I have never dealt in this space with the right of Canadian citizens to enter Canada. The simple reason for this is that the law on this point is crystal clear and rarely in dispute.

This right is considered a “fundamental” one and so it is entrenched in our Canadian Charter of Rights and Freedoms which was signed by Queen Elizabeth in 1982.

Our Charter describes this right as follows:

“Every citizen of Canada has the right to enter, remain in and leave Canada.”

Admittedly, like all other rights and freedoms contained in our Charter, this right is subject only to such reasonable limits ‘prescribed by law’ as can be demonstrably justified in a free and democratic society. I know of no law that prescribes a set of circumstances whereby this right can be limited or infringed.

Accordingly, the mobility rights of a Canadian citizen are relatively absolute. A citizen can leave Canada at anytime, return here at anytime, and remain here for as long as he/she likes.

Pretty simple, huh?

Not when it comes to Omar Khadr.

This fundamental right seems to have somehow been ignored during most of the debate, and some of the rhetoric, that surrounds this Canadian citizen’s controversial set of circumstances.

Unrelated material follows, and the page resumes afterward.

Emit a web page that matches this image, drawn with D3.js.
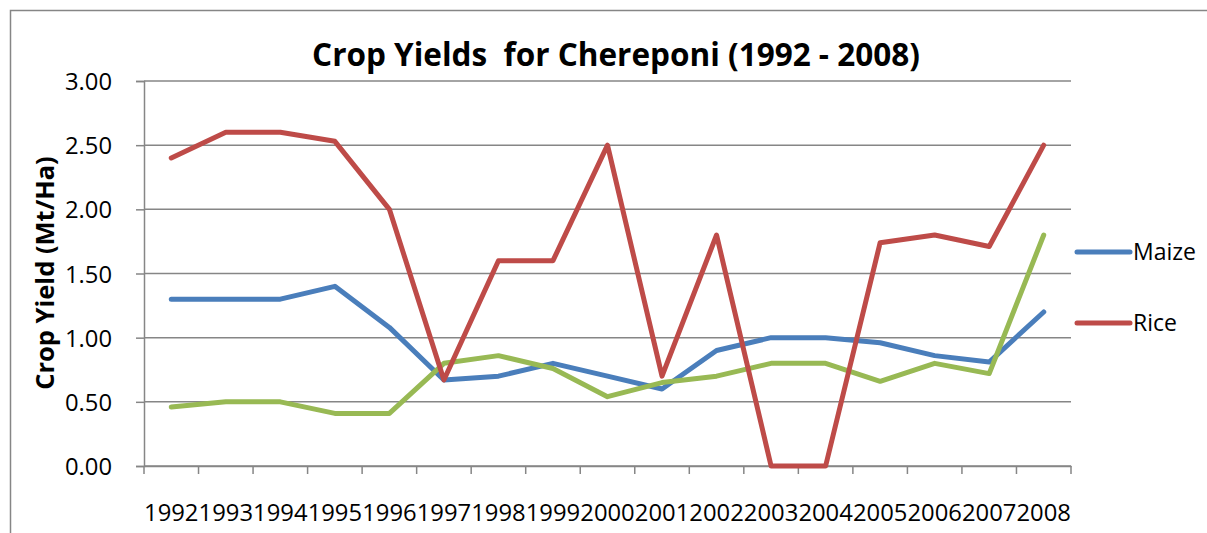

Now that President Barack Obama has signed executive orders temporarily suspending the trials of Guantanamo inmates and the shutting down of the notorious facility within the year, our government is left scratching its head in search of a new “Khadr” policy to replace the one it had tailored for the previous U.S. administration.

Similarly, the Obama administration must now figure out what it will do with all these prisoners. No doubt, it would love to hear that Canada will take Khadr off its hands.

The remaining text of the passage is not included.